To access a dataset in a local ZIP file like the one in Rasterio’s test suite, preprend zip
to the URI of the local file and add the interior path to the dataset after a !
character. For example:
with rasterio.open("zip+file://tests/data/files.zip!RGB.byte.tif") as src:
print(src.shape)
# Printed:
# (718, 791)
Or use zip
as shorthand for zip+file
.
with rasterio.open("zip://tests/data/files.zip!RGB.byte.tif") as src:
print(src.shape)
# Printed:
# (718, 791)
Similarly, datasets in ZIP files served on the web can be accessed by using zip+https
.
with rasterio.open("zip+https://github.com/rasterio/rasterio/files/13675561/files.zip!RGB.byte.tif") as src:
print(src.shape)
# Printed:
# (718, 791)
Tar and gzip archives can be accessed in the same manner by prepending with tar
or gz
instead of zip
.
For compatibility with legacy systems and workflows or very niche use cases, Rasterio can also use GDAL’s VSI filenames.
with rasterio.open("/vsizip/vsicurl/https://github.com/rasterio/rasterio/files/13675561/files.zip/RGB.byte.tif") as src:
print(src.shape)
# Printed:
# (718, 791)
The prefixes on which GDAL filesystem handlers are registered are considered by Rasterio to be an implementation detail.
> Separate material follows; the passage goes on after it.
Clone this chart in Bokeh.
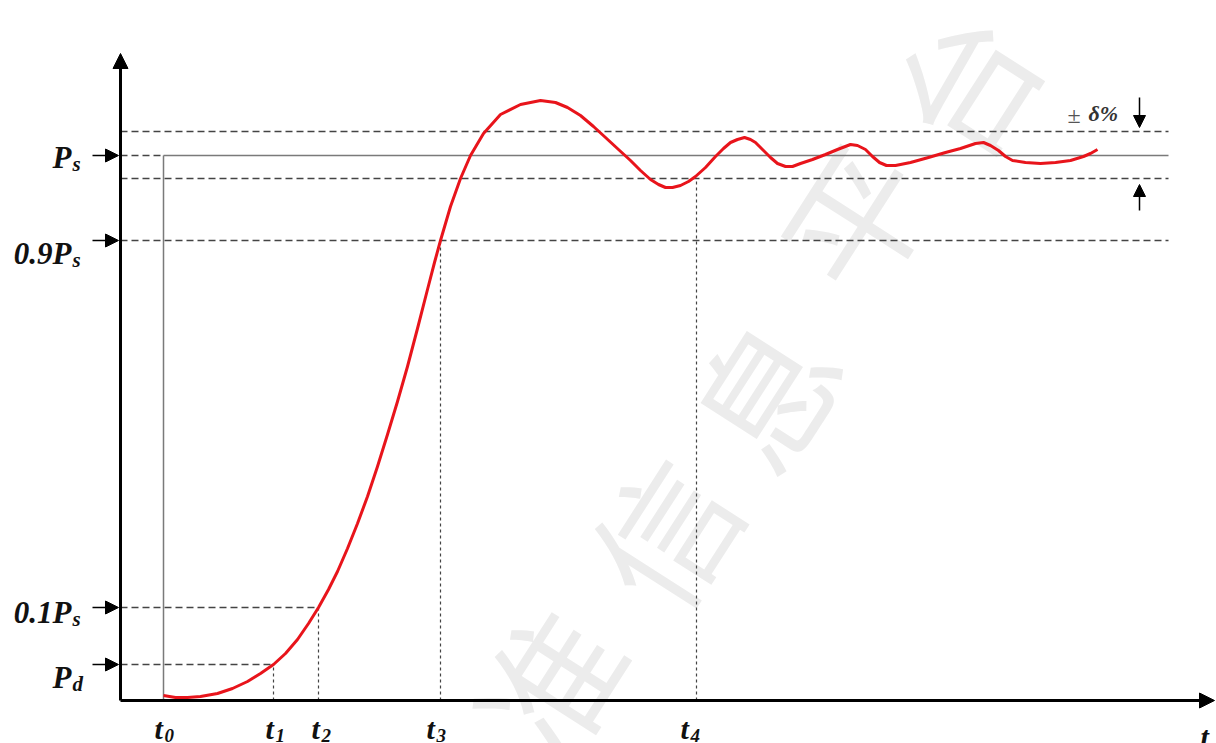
from bokeh.plotting import figure
from bokeh.models import Range1d, Arrow, NormalHead
from bokeh.core.properties import value
from bokeh.embed import file_html
from bokeh.resources import INLINE

# ---- schematic data (units: distance from the axes) ----
level_names = ["P", "0.1P", "0.9P", "P"]
level_subs = ["d", "s", "s", "s"]
level_values = [36, 93, 460, 545]          # Pd, 0.1Ps, 0.9Ps, Ps
label_base = [23, 88, 447, 543]            # text baselines
band_upper = 569
band_lower = 522

time_subs = ["0", "1", "2", "3", "4"]
time_values = [43, 153, 198, 320, 576]     # t0..t4
time_levels = [545, 36, 93, 460, 522]      # height each time-marker reaches

line_end = 1048
x_axis_end = 1094
y_axis_end = 647

curve_t = [43, 55, 67, 80, 97, 112, 127, 140, 153, 165, 177, 188, 198, 208, 217,
           227, 237, 247, 257, 267, 277, 287, 297, 307, 314, 320, 330, 340, 350,
           363, 380, 400, 420, 435, 447, 460, 473, 485, 498, 510, 520, 530, 538,
           545, 552, 560, 568, 575, 585, 595, 603, 610, 617, 624, 630, 635, 642,
           650, 657, 665, 672, 680, 692, 705, 717, 730, 737, 745, 752, 759, 766,
           775, 790, 808, 825, 840, 855, 863, 870, 878, 885, 892, 905, 920, 935,
           950, 963, 970, 977]
curve_p = [5, 3, 3, 4, 7, 12, 19, 27, 36, 47, 61, 77, 93, 111, 129,
           152, 177, 204, 234, 266, 299, 334, 372, 411, 438, 460, 494, 522, 545,
           567, 586, 596, 600, 598, 593, 585, 574, 563, 551, 540, 530, 521, 516,
           513, 513, 515, 519, 524, 533, 544, 552, 558, 561, 563, 561, 558, 551,
           543, 537, 534, 534, 537, 541, 546, 551, 556, 555, 551, 544, 538, 535,
           535, 538, 543, 548, 552, 557, 558, 555, 550, 544, 540, 538, 537, 538,
           540, 544, 547, 551]

watermark_chars = ["准", "信", "息", "平", "台"]
watermark_x = [425, 540, 640, 730, 840]
watermark_y = [20, 170, 310, 485, 620]

p = figure(width=1216, height=743, x_range=Range1d(-120, 1096), y_range=Range1d(-43, 700),
           output_backend="svg", toolbar_location=None, min_border=0,
           x_axis_location=None, y_axis_location=None)
p.grid.visible = False
p.outline_line_color = None
p.background_fill_color = "white"
p.border_fill_color = "white"

# watermark
p.text(x=watermark_x, y=watermark_y, text=watermark_chars, angle=1.0,
       text_font=value("Noto Sans CJK SC"), text_font_size="140px",
       text_color="#ececec", text_align="center", text_baseline="middle")

dash_col = "#444444"
pd_, p01, p09, ps = level_values
t0, t1, t2, t3, t4 = time_values
# horizontal dashed level lines
p.segment(x0=[0, 0, 0, 0, 0, 0], y0=[pd_, p01, p09, band_lower, band_upper, ps],
          x1=[t1, t2, line_end, line_end, line_end, t0],
          y1=[pd_, p01, p09, band_lower, band_upper, ps],
          line_color=dash_col, line_width=1.3, line_dash="7 4")
# vertical dotted time markers
p.segment(x0=time_values[1:], y0=[0] * 4, x1=time_values[1:], y1=time_levels[1:],
          line_color=dash_col, line_width=1.2, line_dash="3 3")
# Ps solid reference and t0 line
p.segment(x0=[t0, t0], y0=[ps, 0], x1=[line_end, t0], y1=[ps, ps],
          line_color="#7a7a7a", line_width=1.5)

# response curve
p.line(curve_t, curve_p, line_color="#e8141b", line_width=3, line_join="round")

# axes with arrows
p.add_layout(Arrow(end=NormalHead(size=15, fill_color="black", line_color="black"),
                   x_start=0, y_start=0, x_end=0, y_end=y_axis_end,
                   line_color="black", line_width=3))
p.add_layout(Arrow(end=NormalHead(size=15, fill_color="black", line_color="black"),
                   x_start=0, y_start=0, x_end=x_axis_end, y_end=0,
                   line_color="black", line_width=3))
# level pointer arrows
for lv in level_values:
    p.add_layout(Arrow(end=NormalHead(size=13, fill_color="black", line_color="black"),
                       x_start=-28, y_start=lv, x_end=-2, y_end=lv,
                       line_color="black", line_width=1.5))
# band arrows
p.add_layout(Arrow(end=NormalHead(size=12, fill_color="black", line_color="black"),
                   x_start=1019, y_start=band_upper + 34, x_end=1019, y_end=band_upper + 4,
                   line_color="black", line_width=1.5))
p.add_layout(Arrow(end=NormalHead(size=12, fill_color="black", line_color="black"),
                   x_start=1019, y_start=band_lower - 32, x_end=1019, y_end=band_lower - 6,
                   line_color="black", line_width=1.5))

serif = value("Liberation Serif")
# level labels
p.text(x=[-49] * 4, y=label_base, text=level_names, text_font=serif,
       text_font_style="bold italic", text_font_size="31px", text_color="#111111",
       text_align="right", text_baseline="alphabetic")
p.text(x=[-48] * 4, y=[b - 6 for b in label_base], text=level_subs, text_font=serif,
       text_font_style="bold italic", text_font_size="21px", text_color="#111111",
       text_align="left", text_baseline="alphabetic")

# time labels
time_label_x = [34, 145, 191, 306, 560]
p.text(x=time_label_x, y=[-28] * 5, text=["t"] * 5, text_font=serif,
       text_font_style="bold italic", text_font_size="30px", text_color="#111111",
       text_align="left", text_baseline="alphabetic")
p.text(x=[x + 10 for x in time_label_x], y=[-35] * 5, text=time_subs, text_font=serif,
       text_font_style="bold italic", text_font_size="19px", text_color="#111111",
       text_align="left", text_baseline="alphabetic")
p.text(x=[1080], y=[-36], text=["t"], text_font=serif,
       text_font_style="bold italic", text_font_size="30px", text_color="#111111",
       text_align="left", text_baseline="alphabetic")

# tolerance label
p.text(x=[947], y=[586], text=["±"], text_font=serif,
       text_font_style="normal", text_font_size="24px", text_color="#555555",
       text_align="left", text_baseline="middle")
p.text(x=[968], y=[587], text=["δ%"], text_font=serif,
       text_font_style="bold italic", text_font_size="22px", text_color="#333333",
       text_align="left", text_baseline="middle")

open("out.html", "w").write(file_html(p, INLINE))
You shouldn’t need to think about them when using Rasterio. Use familiar and standard URIs instead, like elsewhere on the internet.
with rasterio.open("https://github.com/rasterio/rasterio/raw/main/tests/data/RGB.byte.tif") as src:
print(src.shape)
# Printed:
# (718, 791)
AWS S3
Note
Requires GDAL 2.1.0
This is an extra feature that must be installed by executing
pip install rasterio[s3]
After you have configured your AWS credentials as explained in the boto3 guide you can read metadata and imagery from TIFFs stored as S3 objects with no change to your code.
with rasterio.open("s3://landsat-pds/L8/139/045/LC81390452014295LGN00/LC81390452014295LGN00_B1.TIF") as src:
print(src.profile)
# Printed:
# {'blockxsize': 512,
# 'blockysize': 512,
# 'compress': 'deflate',
# 'count': 1,
# 'crs': {'init': u'epsg:32645'},
# 'driver': u'GTiff',
# 'dtype': 'uint16',
# 'height': 7791,
# 'interleave': 'band',
# 'nodata': None,
# 'tiled': True,
# 'transform': Affine(30.0, 0.0, 381885.0,
# 0.0, -30.0, 2512815.0),
# 'width': 7621}
Note
AWS pricing concerns While this feature can reduce latency by reading fewer bytes from S3 compared to downloading the entire TIFF and opening locally, it does make at least 3 GET requests to fetch a TIFF’s profile as shown above and likely many more to fetch all the imagery from the TIFF. Consult the AWS S3 pricing guidelines before deciding if aws.Session is for you.